Data Source Management

Audience: Data Owners

Content Summary: This page illustrates the concepts behind creating and managing data sources in Immuta. For a tutorial detailing how to create and manage data sources, navigate to the Data Owner Guide.

Data Sources in Immuta

A data source is how Data Owners expose their data across their organization to other Immuta users. Throughout this process, the data is not copied. Instead, Immuta uses metadata from the data source to determine how to expose the data. In this sense, a data source is a virtual representation of data that exists in a remote data storage technology.

When a data source is exposed, policies (written by Data Owners and Data Governors) are dynamically enforced on the data, appropriately redacting and masking information depending on the attributes of the user accessing the data. Once the data source is exposed and subscribed to, the data can be accessed in a consistent manner across analytics and visualization tools, allowing reproducibility and collaboration.
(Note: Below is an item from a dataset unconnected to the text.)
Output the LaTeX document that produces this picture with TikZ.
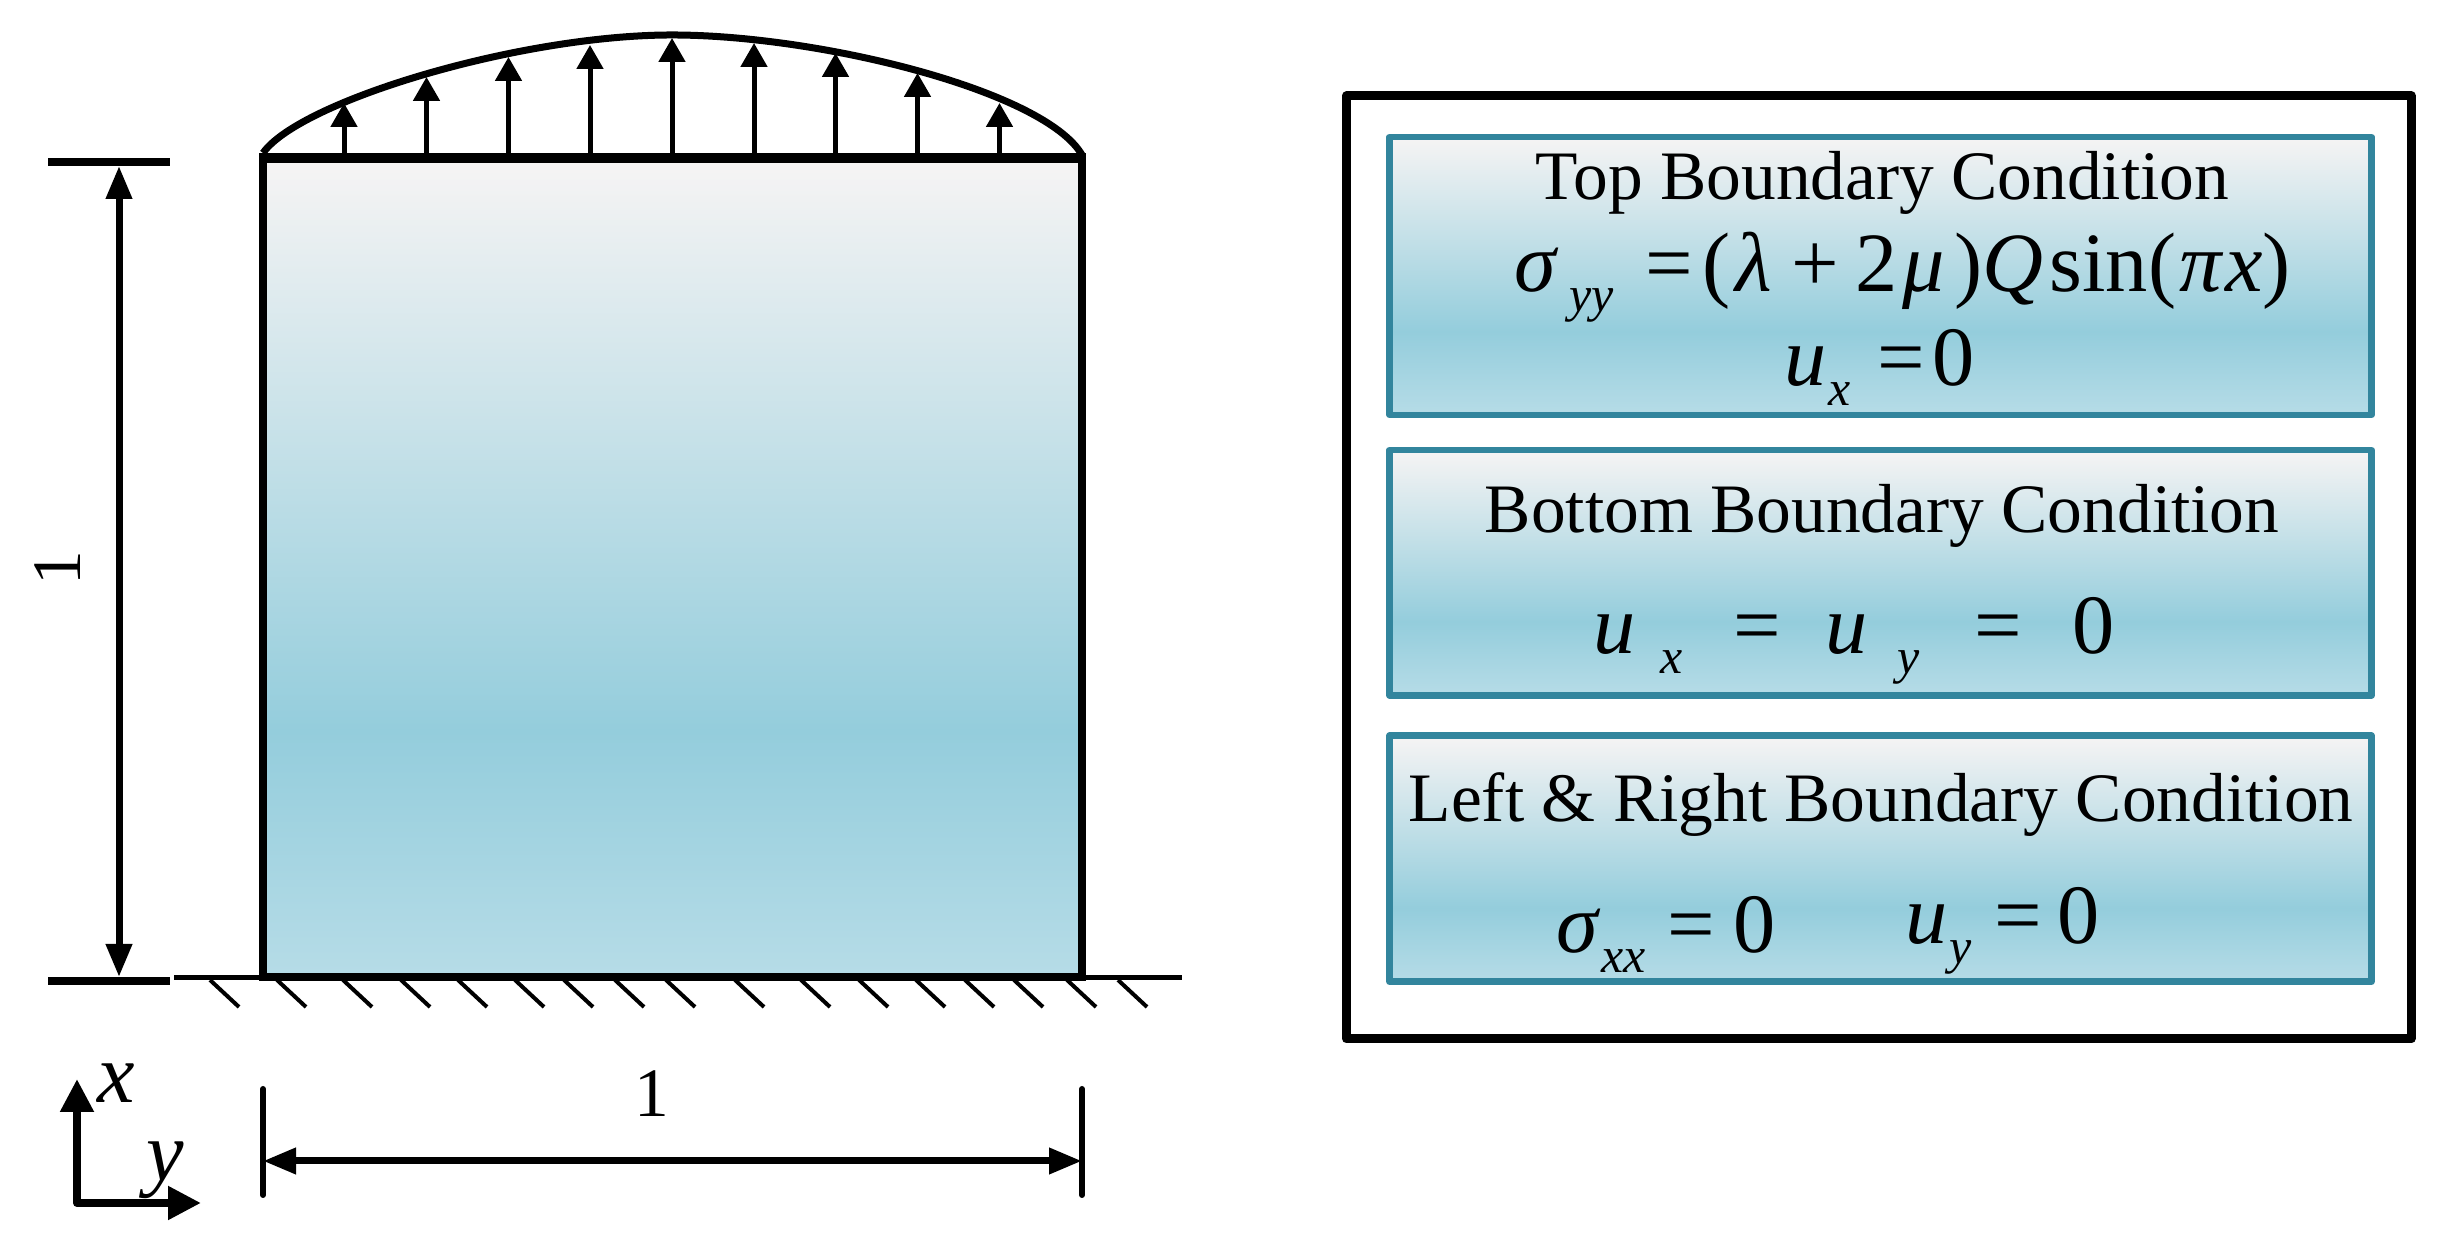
\documentclass[tikz,border=0pt]{standalone}
\usepackage{fontspec}
\setmainfont{Liberation Serif}
\usetikzlibrary{arrows.meta}
\definecolor{fadetop}{HTML}{F6F4F4}
\definecolor{fademid}{HTML}{94CDDC}
\definecolor{fadebot}{HTML}{B6DCE7}
\definecolor{panelline}{HTML}{32859D}
\pgfdeclareverticalshading{bluefade}{100bp}{color(0bp)=(fadebot); color(25bp)=(fadebot); color(40bp)=(fademid); color(75bp)=(fadetop); color(100bp)=(fadetop)}
\newcommand{\titlefont}{\fontsize{19.75}{22}\selectfont}
\newcommand{\eqfont}{\fontsize{24}{27}\selectfont}
\newcommand{\eqsub}[1]{\raisebox{-.2cm}{\fontsize{14.2}{16}\selectfont\itshape #1}}
\tikzset{panel/.style={draw=panelline,line width=.065cm,line join=round,shade,shading=bluefade},
    textlabel/.style={inner sep=0pt,anchor=base},
    eqlabel/.style={inner sep=0pt,anchor=base west,font=\eqfont},
    loadarrow/.style={line width=.05cm,-{Triangle[length=.24cm,width=.26cm]}},
    dimarrow/.style={line width=.07cm,{Triangle[length=.33cm,width=.25cm]}-{Triangle[length=.33cm,width=.25cm]}},
    axisarrow/.style={line width=.08cm,line join=round,{Triangle[length=.33cm,width=.32cm]}-{Triangle[length=.33cm,width=.32cm]}}}

\begin{document}
\begin{tikzpicture}
            \useasboundingbox (0, 0) rectangle (24.43, 12.51);
            % plate
            \draw[shade,shading=bluefade,line width=.08cm,line join=round] (2.63, 2.74) rectangle (10.82, 10.93);
            \draw[line width=.1cm] (2.59, 10.93) -- (10.86, 10.93);
            % load curve
            \draw[line width=.07cm] (2.63, 10.98) .. controls (3, 11.5) and (5.2, 12.16) .. (6.72, 12.16) .. controls (8.2, 12.16) and (10.45, 11.6) .. (10.82, 10.96);
            \foreach \x/\ytip in {3.44/11.48, 4.265/11.74, 5.085/11.94, 5.90/12.06, 6.72/12.13, 7.54/12.08, 8.355/11.98, 9.175/11.78, 9.995/11.48}
                \draw[loadarrow] (\x, 10.93) -- (\x, \ytip);
            % ground
            \draw[line width=.045cm] (1.74, 2.735) -- (11.82, 2.735);
            \draw[line width=.08cm] (2.59, 2.74) -- (10.86, 2.74);
            \foreach \h in {2.10, 2.77, 3.43, 4.01, 4.58, 5.15, 5.64, 6.15, 6.66, 7.35, 8.01, 8.59, 9.16, 9.65, 10.14, 10.67, 11.18}
                \draw[line width=.04cm] (\h, 2.71) -- ++(.29, -.27);
            % height
            \coordinate (heighttop) at (1.19, 10.85);
            \coordinate (heightbot) at (1.19, 2.74);
            \draw[line width=.08cm] (.48, 10.89) -- (1.70, 10.89);
            \draw[line width=.08cm] (.48, 2.70) -- (1.70, 2.70);
            \draw[dimarrow] (heighttop) -- (heightbot);
            \node[rotate=90,inner sep=0pt,font=\titlefont] (heightlabel) at (.58, 6.83) {1};
            % width
            \coordinate (widthleft) at (2.63, .90);
            \coordinate (widthright) at (10.82, .90);
            \draw[line width=.06cm,line cap=round] (2.63, 1.62) -- (2.63, .56);
            \draw[line width=.06cm,line cap=round] (10.82, 1.62) -- (10.82, .56);
            \draw[dimarrow] (widthleft) -- (widthright);
            \node[textlabel,font=\titlefont] (widthlabel) at (6.52, 1.34) {1};
            % axes
            \coordinate (axisx) at (.77, 1.72);
            \coordinate (axiso) at (.77, .48);
            \coordinate (axisy) at (2.01, .48);
            \draw[axisarrow] (axisx) -- (axiso) -- (axisy);
            \node[eqlabel,font=\eqfont\itshape] (xlabel) at (.97, 1.48) {x};
            \node[eqlabel,font=\eqfont\itshape] (ylabel) at (1.46, .70) {y};
            % frame
            \draw[line width=.09cm,line join=round] (13.465, 2.12) rectangle (24.11, 11.55);
            \draw[panel] (13.895, 8.36) rectangle (23.715, 11.14);
            \draw[panel] (13.895, 5.555) rectangle (23.715, 8.01);
            \draw[panel] (13.895, 2.693) rectangle (23.715, 5.153);
            % top
            \node[textlabel,font=\titlefont] (toptitle) at (18.825, 10.515) {Top Boundary Condition};
            \node[eqlabel] (topstress) at (15.14, 9.59) {\textit{σ}\hspace{.1cm}\eqsub{yy}\hspace{.32cm}=\hspace{.1cm}(\hspace{.05cm}\textit{λ}\hspace{.19cm}+\hspace{.16cm}2\hspace{.05cm}\textit{μ}\hspace{.1cm})\textit{Q}\hspace{.06cm}sin(\hspace{.03cm}\textit{π}\hspace{.02cm}\textit{x})};
            \node[eqlabel] (topdisp) at (17.84, 8.65) {\textit{u}\hspace{.02cm}\eqsub{x}\hspace{.26cm}=\hspace{.08cm}0};
            % bottom
            \node[textlabel,font=\titlefont] (bottomtitle) at (18.82, 7.18) {Bottom Boundary Condition};
            \node[eqlabel] (bottomdisp) at (15.93, 5.975) {\textit{u}\hspace{.25cm}\eqsub{x}\hspace{.5cm}=\hspace{.45cm}\textit{u}\hspace{.3cm}\eqsub{y}\hspace{.55cm}=\hspace{.5cm}0};
            % left and right
            \node[textlabel,font=\titlefont] (sidetitle) at (18.81, 4.29) {Left \& Right Boundary Condition};
            \node[eqlabel] (sidestress) at (15.56, 2.98) {\textit{σ}\eqsub{xx}\hspace{.22cm}=\hspace{.19cm}0};
            \node[eqlabel] (sidedisp) at (19.05, 3.07) {\textit{u}\hspace{.02cm}\eqsub{y}\hspace{.22cm}=\hspace{.16cm}0};
        \end{tikzpicture}
\end{document}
Once subscribed, Data Users interact with data through Immuta through four different access patterns: HDFS, Spark, SQL, and the Immuta Virtual Filesystem. Accessing data through Immuta ensures that users are only consuming policy-controlled data with thorough auditing.

Data Source User Roles

There are various roles users and groups can play relating to data sources, including

  • Subscribers: Those who have access to the data source data. With the appropriate data accesses and authorizations, these users/groups can view files, run SQL queries, and generate analytics against the data source data. All users/groups granted access to a data source (except for those with the ingest role) have subscriber status.
  • Experts: Those who are knowledgeable about the data source data and can elaborate on it. They are also capable of managing the data source's documentation and Data Dictionary.
  • Owners: Those who create and manage new data sources and their users, documentation, Data Dictionaries, and queries. They are also capable of ingesting data into their data sources as well as adding ingest users (if their data source is object-backed).
  • Ingest: Those who are responsible for ingesting data for the data source. This role only applies to object-backed data sources (since query-backed data sources are ingested automatically). Ingest users cannot access any data once it's inside Immuta, but they are able to verify if their data was successfully ingested or not.

Data Source Types

Data sources fall in one of two categories: those that are backed by SQL technologies (query-backed data sources) and those that are not (object-backed data sources).

  • query-backed data sources: These data sources are accessible to subscribed Data Users through the Immuta Query Engine and appear as though they are Postgres tables.

  • object-backed data sources: These data sources are backed by data storage technologies that do not support SQL and can range from blob stores, to filesystems, to APIs.

Data Attributes

Data attributes are information about the data within the data source. These attributes are then matched against policy logic to determine if a row or object should be visible to a specific user. This matching is usually done between the data attribute and the user attribute.

For example, in the policy

Only show rows where Country='US' for everyone except when user is a member of group Finance

the data attribute (US in the Country column) is matched against the user attribute (Finance group) to determine whether or not rows will be visible to the user accessing the data. In this case only users who are a member of the Finance group will see all rows in the data source.

User Attributes

User attributes are values connected to specific Immuta user accounts. These attributes fall into three categories: permissions, groups, and authorizations.

These user attributes give users access to various Immuta features and drive data source policies.

Permissions

Permissions control what actions a user can take in Immuta, both API and UI actions. Permissions can be added and removed from user accounts by a System Administrator (an Immuta user with the ADMIN permission); however, the permissions themselves are managed by Immuta, and the actions associated with the permissions cannot be altered.

Groups

Groups allow System Administrators to group sets of users together. Users can belong to any number of groups and can be added or removed from groups at any time. Like authorizations, groups can be used to restrict what data a set of users has access to.

Authorizations

Authorizations are custom tags that are applied to users to restrict what data users can see. Authorizations can be added manually or mapped in from LDAP or Active Directory.

Data Dictionary

The Data Dictionary provides information about the columns within the data source, including column names and value types. Users subscribed to the data source can post and reply to discussion threads by commenting on the Data Dictionary.

Dictionary columns are automatically generated when the data source is created if the remote storage technology supports SQL. Otherwise, Data Owners or Experts can create the entries for the Data Dictionary manually.